Al tramonto della festa di tutti i santi, i cristiani ricordano i morti, quasi a incontrare in modo diverso, nella luce della fede pasquale, le loro radici.
del 01 gennaio 2002
Con la memoria dei defunti, siamo al cuore dell’autunno: gli alberi si spogliano delle foglie, le nebbie mattutine indugiano a dissolversi, il giorno si accorcia e la luce perde la sua intensità.
Eppure ci sono lembi di terra, i cimiteri, che paiono prati primaverili in fiore, animati nella penombra da un crepitare di lucciole.
Sì, perché da secoli gli abitanti delle nostre terre, finita la stagione dei frutti, seminato il grano destinato a rinascere in primavera, hanno voluto che in questi primi giorni di novembre si ricordassero i morti.
Sono stati i celti a collocare in questo tempo dell’anno la memoria dei morti, memoria che poi la Chiesa ha cristianizzato, rendendola una delle ricorrenze più vissute e partecipate, non solo nei secoli passati e nelle campagne ma ancora oggi e nelle città più anonime, nonostante la cultura dominante tenda a rimuovere la morte.
Nell’accogliere questa memoria, questa risposta umana alla “grande domanda” posta a ogni uomo, la Chiesa l’ha proiettata nella luce della fede pasquale che canta la risurrezione di Gesù Cristo da morte, a per questo ha voluto farla precedere dalla festa di tutti i santi, quasi a indicare che i santi trascinano con sé i morti, li prendono per mano per ricordare a noi tutti che non ci si salva da soli.
Ed è al tramonto della festa di tutti i santi che i cristiani non solo ricordano i morti, ma si recano in cimitero per visitarli, come a incontrarli e a manifestare l’affetto per loro coprendo di fiori le loro tombe: un affetto che in questa circostanza diventa capace anche di assumere il male che si è potuto leggere nella vita dei propri cari e di avvolgerlo in una grande compassione che abbraccia le proprie e le altrui ombre.
Per molti di noi là sotto terra ci sono le nostre radici, il padre, la madre, quanti ci hanno preceduti e ci hanno trasmesso la vita, la fede cristiana e quell’eredità culturale, quel tessuto di valori su cui, pur tra molte contraddizioni, cerchiamo di fondare il nostro vivere quotidiano.
Questa memoria dei morti è per i cristiani una grande celebrazione della risurrezione: quello che è stato confessato, creduto e cantato nella celebrazione delle singole esequie viene riproposto qui, in un unico giorno, per tutti i morti.
La morte non è l’ultima realtà per noi, e quanti sono già morti, andando verso Cristo, non sono da lui respinti ma vengono risuscitati per la vita eterna, la vita per sempre con lui, il Risorto-Vivente.
Sì, c’è questa parola di Gesù, questa sua promessa nel vangelo di Giovanni che dobbiamo ripetere nel cuore per vincere ogni tristezza e ogni timore: “Chi viene a me, io non lo respingerò!”.
Il cristiano è colui che va al Figlio ogni giorno, anche se la sua vita è contraddetta dal peccato e dalle cadute, è colui che si allontana e ritorna, che cade e si rialza, che riprende con fiducia il cammino di sequela.
E Gesù non lo respinge, anzi, abbracciandolo nel suo amore gli dona la remissione dei peccati e lo conduce definitivamente alla vita eterna.
La morte è un passaggio, una pasqua, un esodo da questo mondo al Padre: per i credenti essa non è più enigma ma mistero perché inscritta una volta per tutte nella morte di Gesù, il Figlio di Dio che ha saputo fare di essa in modo autentico e totale un atto di offerta al Padre.
Il cristiano, che per vocazione con-muore con Cristo (cf.
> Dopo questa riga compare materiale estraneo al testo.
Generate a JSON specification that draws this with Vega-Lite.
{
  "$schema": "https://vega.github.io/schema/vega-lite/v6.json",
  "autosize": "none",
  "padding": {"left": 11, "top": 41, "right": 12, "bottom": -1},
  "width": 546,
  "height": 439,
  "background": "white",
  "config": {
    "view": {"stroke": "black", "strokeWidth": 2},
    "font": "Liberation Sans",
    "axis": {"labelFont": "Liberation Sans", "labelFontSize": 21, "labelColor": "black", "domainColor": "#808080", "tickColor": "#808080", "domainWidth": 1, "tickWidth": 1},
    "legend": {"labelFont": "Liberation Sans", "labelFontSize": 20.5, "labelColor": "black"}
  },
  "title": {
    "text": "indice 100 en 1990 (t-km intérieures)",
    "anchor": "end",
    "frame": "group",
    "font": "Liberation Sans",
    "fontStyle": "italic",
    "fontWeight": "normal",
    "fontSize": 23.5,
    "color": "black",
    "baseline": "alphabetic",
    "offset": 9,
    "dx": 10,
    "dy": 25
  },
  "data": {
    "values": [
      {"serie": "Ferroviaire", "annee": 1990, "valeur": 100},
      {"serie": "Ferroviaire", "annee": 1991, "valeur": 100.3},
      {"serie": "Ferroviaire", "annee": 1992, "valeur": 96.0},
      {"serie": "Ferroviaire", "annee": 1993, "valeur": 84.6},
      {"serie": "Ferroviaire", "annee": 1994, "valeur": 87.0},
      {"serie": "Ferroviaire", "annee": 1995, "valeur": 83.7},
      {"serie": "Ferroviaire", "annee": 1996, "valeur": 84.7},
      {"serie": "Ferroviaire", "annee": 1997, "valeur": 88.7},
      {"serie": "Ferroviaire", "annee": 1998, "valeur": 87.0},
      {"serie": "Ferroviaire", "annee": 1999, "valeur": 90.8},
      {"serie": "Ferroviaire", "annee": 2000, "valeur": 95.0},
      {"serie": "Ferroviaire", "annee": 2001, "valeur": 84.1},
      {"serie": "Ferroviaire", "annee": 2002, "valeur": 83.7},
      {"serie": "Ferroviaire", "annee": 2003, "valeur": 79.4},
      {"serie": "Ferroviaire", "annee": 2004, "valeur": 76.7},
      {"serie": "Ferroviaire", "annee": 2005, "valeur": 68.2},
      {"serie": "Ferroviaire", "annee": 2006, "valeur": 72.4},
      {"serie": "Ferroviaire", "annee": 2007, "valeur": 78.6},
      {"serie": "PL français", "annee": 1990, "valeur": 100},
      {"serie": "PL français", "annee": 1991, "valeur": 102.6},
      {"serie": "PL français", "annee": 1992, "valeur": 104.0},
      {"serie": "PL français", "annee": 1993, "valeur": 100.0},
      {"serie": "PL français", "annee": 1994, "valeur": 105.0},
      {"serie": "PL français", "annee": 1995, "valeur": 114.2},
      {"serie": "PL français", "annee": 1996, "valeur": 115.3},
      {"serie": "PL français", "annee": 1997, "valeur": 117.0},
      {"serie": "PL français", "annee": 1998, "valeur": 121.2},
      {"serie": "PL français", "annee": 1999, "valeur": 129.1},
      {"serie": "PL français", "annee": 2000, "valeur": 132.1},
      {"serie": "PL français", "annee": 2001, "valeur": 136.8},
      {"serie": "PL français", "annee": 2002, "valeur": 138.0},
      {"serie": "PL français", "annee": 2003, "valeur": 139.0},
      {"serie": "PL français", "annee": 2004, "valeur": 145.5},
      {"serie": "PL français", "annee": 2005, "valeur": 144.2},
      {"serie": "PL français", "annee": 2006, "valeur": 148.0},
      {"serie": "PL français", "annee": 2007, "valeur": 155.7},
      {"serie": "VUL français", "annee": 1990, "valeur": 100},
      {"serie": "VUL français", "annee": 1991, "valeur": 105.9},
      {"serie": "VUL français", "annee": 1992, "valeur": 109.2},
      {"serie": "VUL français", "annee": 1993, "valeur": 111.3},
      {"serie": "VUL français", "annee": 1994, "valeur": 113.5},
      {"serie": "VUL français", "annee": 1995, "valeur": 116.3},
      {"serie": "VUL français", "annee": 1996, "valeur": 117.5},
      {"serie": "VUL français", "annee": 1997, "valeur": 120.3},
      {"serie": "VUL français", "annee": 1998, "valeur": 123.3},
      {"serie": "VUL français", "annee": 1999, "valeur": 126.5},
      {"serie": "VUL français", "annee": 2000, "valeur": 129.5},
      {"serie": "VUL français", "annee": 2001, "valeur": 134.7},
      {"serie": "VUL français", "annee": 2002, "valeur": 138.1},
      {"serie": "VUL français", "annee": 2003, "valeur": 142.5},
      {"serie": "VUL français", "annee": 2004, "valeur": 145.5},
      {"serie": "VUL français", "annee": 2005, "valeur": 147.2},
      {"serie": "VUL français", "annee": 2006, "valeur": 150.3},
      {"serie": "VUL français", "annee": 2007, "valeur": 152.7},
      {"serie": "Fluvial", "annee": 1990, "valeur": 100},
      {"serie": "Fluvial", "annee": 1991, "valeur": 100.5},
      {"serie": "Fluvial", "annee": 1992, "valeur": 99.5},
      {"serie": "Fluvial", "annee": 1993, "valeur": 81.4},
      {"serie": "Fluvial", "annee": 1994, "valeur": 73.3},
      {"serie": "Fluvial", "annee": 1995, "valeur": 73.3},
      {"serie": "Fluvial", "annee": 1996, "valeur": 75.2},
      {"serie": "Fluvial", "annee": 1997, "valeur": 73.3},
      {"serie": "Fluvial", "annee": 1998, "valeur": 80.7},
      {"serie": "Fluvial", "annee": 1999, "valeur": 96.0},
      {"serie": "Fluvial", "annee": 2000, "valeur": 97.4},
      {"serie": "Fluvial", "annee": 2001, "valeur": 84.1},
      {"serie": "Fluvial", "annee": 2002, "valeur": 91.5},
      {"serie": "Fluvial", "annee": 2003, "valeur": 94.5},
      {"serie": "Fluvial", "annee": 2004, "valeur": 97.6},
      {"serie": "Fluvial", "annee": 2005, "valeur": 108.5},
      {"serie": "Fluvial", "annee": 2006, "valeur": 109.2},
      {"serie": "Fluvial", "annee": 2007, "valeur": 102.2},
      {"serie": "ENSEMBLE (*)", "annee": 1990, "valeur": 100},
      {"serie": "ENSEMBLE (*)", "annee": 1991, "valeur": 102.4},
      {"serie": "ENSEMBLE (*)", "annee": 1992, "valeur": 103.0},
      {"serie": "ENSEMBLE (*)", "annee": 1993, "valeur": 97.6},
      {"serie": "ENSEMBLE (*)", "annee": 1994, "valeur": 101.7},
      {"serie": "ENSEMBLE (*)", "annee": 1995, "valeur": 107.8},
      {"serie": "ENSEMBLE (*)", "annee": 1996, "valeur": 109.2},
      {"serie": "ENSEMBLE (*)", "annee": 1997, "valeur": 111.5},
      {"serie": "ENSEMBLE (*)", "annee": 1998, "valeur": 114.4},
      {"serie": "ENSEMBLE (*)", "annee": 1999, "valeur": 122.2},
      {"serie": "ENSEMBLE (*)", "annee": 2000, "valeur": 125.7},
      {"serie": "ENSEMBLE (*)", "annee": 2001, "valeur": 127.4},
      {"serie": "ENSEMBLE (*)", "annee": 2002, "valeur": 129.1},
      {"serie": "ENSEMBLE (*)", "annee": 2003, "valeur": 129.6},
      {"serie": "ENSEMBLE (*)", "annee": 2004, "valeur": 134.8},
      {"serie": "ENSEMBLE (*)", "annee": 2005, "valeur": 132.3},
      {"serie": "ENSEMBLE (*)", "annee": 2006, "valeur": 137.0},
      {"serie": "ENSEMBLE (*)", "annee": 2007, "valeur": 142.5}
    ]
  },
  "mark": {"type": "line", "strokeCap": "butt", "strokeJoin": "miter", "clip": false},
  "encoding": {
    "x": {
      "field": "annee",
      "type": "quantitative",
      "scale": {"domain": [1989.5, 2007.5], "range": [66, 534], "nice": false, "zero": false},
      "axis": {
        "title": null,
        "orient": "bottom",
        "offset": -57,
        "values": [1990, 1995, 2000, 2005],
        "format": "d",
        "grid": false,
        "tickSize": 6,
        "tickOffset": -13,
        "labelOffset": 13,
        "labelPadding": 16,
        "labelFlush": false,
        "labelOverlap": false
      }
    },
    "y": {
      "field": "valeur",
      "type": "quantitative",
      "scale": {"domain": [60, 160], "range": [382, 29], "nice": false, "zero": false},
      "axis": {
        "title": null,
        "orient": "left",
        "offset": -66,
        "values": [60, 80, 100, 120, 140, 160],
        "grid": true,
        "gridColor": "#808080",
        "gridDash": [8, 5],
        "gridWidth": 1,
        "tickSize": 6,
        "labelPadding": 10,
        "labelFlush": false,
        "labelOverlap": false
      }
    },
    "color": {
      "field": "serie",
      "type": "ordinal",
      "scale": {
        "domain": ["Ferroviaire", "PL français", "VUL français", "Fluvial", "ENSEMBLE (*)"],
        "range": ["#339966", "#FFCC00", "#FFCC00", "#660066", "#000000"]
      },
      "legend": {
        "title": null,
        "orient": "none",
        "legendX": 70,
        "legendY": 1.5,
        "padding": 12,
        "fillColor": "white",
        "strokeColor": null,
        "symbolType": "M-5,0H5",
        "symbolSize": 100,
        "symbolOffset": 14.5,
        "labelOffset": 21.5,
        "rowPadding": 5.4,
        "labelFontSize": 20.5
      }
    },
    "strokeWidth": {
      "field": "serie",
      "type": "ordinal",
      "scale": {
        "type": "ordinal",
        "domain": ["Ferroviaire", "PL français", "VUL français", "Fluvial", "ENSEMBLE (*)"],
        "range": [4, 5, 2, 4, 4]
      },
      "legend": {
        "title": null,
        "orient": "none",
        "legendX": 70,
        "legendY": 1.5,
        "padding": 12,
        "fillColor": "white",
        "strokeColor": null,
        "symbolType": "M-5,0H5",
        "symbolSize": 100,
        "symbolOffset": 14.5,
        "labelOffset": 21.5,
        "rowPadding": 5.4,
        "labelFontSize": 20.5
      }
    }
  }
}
Rm 6,8) ed è con Cristo con-sepolto nella sua morte, proprio quando muore porta a pienezza la sua obbedienza di creatura e in Cristo è trasfigurato, risuscitato dalle energie di vita eterna dello Spirito Santo.
È in questa consapevolezza, in questa visione che deriva dalla sola fede, che la morte finisce con l’apparire “sorella” per trasfigurarsi in un atto con cui si riconsegna a Dio, per amore e nella libertà, quello che lui stesso ci ha donato: la vita e la comunione.